» **Challenge**:
Every line below is to be copied exactly, with the pictures left out.

» **Material provided**:
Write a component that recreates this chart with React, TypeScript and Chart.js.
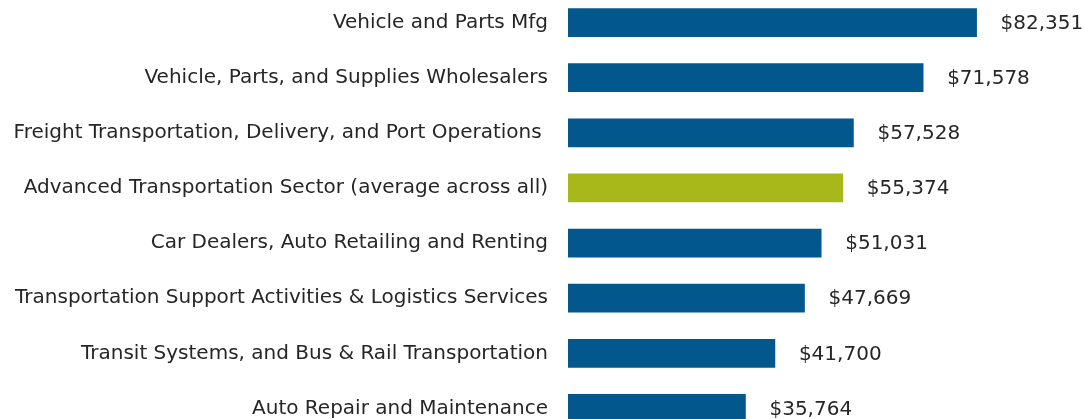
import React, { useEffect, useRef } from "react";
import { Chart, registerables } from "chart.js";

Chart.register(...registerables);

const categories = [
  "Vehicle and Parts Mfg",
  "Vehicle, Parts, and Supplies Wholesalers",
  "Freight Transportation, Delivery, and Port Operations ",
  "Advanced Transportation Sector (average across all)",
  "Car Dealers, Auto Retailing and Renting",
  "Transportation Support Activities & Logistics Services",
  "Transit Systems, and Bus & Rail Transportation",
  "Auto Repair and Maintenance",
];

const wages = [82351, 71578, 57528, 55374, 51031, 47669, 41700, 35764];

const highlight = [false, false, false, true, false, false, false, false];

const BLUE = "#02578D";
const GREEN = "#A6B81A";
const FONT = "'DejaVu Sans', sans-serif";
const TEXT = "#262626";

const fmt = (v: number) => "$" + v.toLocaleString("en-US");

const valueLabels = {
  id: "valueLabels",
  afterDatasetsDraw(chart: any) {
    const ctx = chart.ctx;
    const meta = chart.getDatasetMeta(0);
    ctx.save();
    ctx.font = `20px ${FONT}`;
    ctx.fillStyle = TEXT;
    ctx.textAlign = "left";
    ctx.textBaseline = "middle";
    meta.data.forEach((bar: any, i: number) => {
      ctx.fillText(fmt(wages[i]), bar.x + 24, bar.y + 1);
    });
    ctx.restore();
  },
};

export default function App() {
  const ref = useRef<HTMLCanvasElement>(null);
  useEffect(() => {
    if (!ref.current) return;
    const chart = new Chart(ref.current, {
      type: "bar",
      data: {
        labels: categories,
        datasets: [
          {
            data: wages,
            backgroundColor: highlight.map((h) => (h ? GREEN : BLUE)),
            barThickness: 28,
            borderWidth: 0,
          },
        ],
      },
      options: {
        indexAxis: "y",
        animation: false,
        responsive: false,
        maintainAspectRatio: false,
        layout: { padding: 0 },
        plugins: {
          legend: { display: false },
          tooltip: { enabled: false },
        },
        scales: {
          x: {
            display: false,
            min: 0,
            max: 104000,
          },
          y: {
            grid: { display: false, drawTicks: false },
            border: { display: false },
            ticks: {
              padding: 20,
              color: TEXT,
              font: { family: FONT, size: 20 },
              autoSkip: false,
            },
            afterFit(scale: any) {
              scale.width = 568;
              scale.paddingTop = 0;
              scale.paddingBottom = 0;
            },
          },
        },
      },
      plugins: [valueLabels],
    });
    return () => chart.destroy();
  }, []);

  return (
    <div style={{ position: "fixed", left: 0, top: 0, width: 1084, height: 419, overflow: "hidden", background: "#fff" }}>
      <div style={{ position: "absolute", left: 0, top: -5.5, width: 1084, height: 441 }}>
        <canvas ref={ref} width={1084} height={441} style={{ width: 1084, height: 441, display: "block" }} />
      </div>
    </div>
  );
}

» **Task solution**:
Write a component that recreates this chart with React, TypeScript and Chart.js.
import React, { useEffect, useRef } from "react";
import { Chart, registerables } from "chart.js";

Chart.register(...registerables);

const categories = [
  "Vehicle and Parts Mfg",
  "Vehicle, Parts, and Supplies Wholesalers",
  "Freight Transportation, Delivery, and Port Operations ",
  "Advanced Transportation Sector (average across all)",
  "Car Dealers, Auto Retailing and Renting",
  "Transportation Support Activities & Logistics Services",
  "Transit Systems, and Bus & Rail Transportation",
  "Auto Repair and Maintenance",
];

const wages = [82351, 71578, 57528, 55374, 51031, 47669, 41700, 35764];

const highlight = [false, false, false, true, false, false, false, false];

const BLUE = "#02578D";
const GREEN = "#A6B81A";
const FONT = "'DejaVu Sans', sans-serif";
const TEXT = "#262626";

const fmt = (v: number) => "$" + v.toLocaleString("en-US");

const valueLabels = {
  id: "valueLabels",
  afterDatasetsDraw(chart: any) {
    const ctx = chart.ctx;
    const meta = chart.getDatasetMeta(0);
    ctx.save();
    ctx.font = `20px ${FONT}`;
    ctx.fillStyle = TEXT;
    ctx.textAlign = "left";
    ctx.textBaseline = "middle";
    meta.data.forEach((bar: any, i: number) => {
      ctx.fillText(fmt(wages[i]), bar.x + 24, bar.y + 1);
    });
    ctx.restore();
  },
};

export default function App() {
  const ref = useRef<HTMLCanvasElement>(null);
  useEffect(() => {
    if (!ref.current) return;
    const chart = new Chart(ref.current, {
      type: "bar",
      data: {
        labels: categories,
        datasets: [
          {
            data: wages,
            backgroundColor: highlight.map((h) => (h ? GREEN : BLUE)),
            barThickness: 28,
            borderWidth: 0,
          },
        ],
      },
      options: {
        indexAxis: "y",
        animation: false,
        responsive: false,
        maintainAspectRatio: false,
        layout: { padding: 0 },
        plugins: {
          legend: { display: false },
          tooltip: { enabled: false },
        },
        scales: {
          x: {
            display: false,
            min: 0,
            max: 104000,
          },
          y: {
            grid: { display: false, drawTicks: false },
            border: { display: false },
            ticks: {
              padding: 20,
              color: TEXT,
              font: { family: FONT, size: 20 },
              autoSkip: false,
            },
            afterFit(scale: any) {
              scale.width = 568;
              scale.paddingTop = 0;
              scale.paddingBottom = 0;
            },
          },
        },
      },
      plugins: [valueLabels],
    });
    return () => chart.destroy();
  }, []);

  return (
    <div style={{ position: "fixed", left: 0, top: 0, width: 1084, height: 419, overflow: "hidden", background: "#fff" }}>
      <div style={{ position: "absolute", left: 0, top: -5.5, width: 1084, height: 441 }}>
        <canvas ref={ref} width={1084} height={441} style={{ width: 1084, height: 441, display: "block" }} />
      </div>
    </div>
  );
}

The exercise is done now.